For a class $${\mathcal{F}}$$ of formulas (general de Morgan or read-once de Morgan), the shrinkage exponent $${\Gamma_{\mathcal{F}}}$$ is the parameter measuring the reduction in size of a formula $${F\in\mathcal{F}}$$ after $${F}$$ is hit with a random restriction. A Boolean function $${f\colon \{0,1\}^n\to\{1,-1\}}$$ is Fourier-concentrated if, when viewed in the Fourier basis, $${f}$$ has most of its total mass on “low-degree” coefficients.

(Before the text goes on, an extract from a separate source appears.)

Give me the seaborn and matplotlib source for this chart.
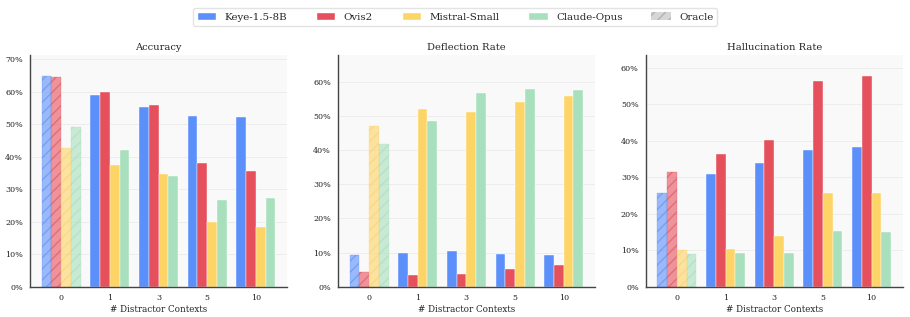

We show a direct connection between the two notions by proving that shrinkage implies Fourier concentration: For a shrinkage exponent $${\Gamma_{\mathcal{F}}}$$ , a formula $${F\in\mathcal{F}}$$ of size $${s}$$ will have most of its Fourier mass on the coefficients of degree up to about $${s^{1/\Gamma_{\mathcal{F}}}}$$ . More precisely, for a Boolean function $${f\colon\{0,1\}^n\to\{1,-1\}}$$ computable by a formula of (large enough) size $${s}$$ and for any parameter $${r > 0}$$ , $$\sum_{A\subseteq [n]\; :\; |A|\geq s^{1/\Gamma} \cdot r} \hat{f}(A)^2\leq s\cdot{\mathscr{polylog}}(s)\cdot exp\left(-\frac{r^{\frac{\Gamma}{\Gamma-1}}}{s^{o(1)}} \right),$$ where $${\Gamma}$$ is the shrinkage exponent for the corresponding class of formulas: $${\Gamma=2}$$ for de Morgan formulas, and $${\Gamma=1/\log_2(\sqrt{5}-1)\approx 3.27}$$ for read-once de Morgan formulas. This Fourier concentration result is optimal, to within the $${o(1)}$$ term in the exponent of $${s}$$ . As a standard application of these Fourier concentration results, we get that subquadratic-size de Morgan formulas have negligible correlation with parity. We also show the tight $${\Theta(s^{1/\Gamma})}$$ bound on the average sensitivity of read-once formulas of size $${s}$$ , which mirrors the known tight bound $${\Theta(\sqrt{s})}$$ on the average sensitivity of general de Morgan $${s}$$ -size formulas.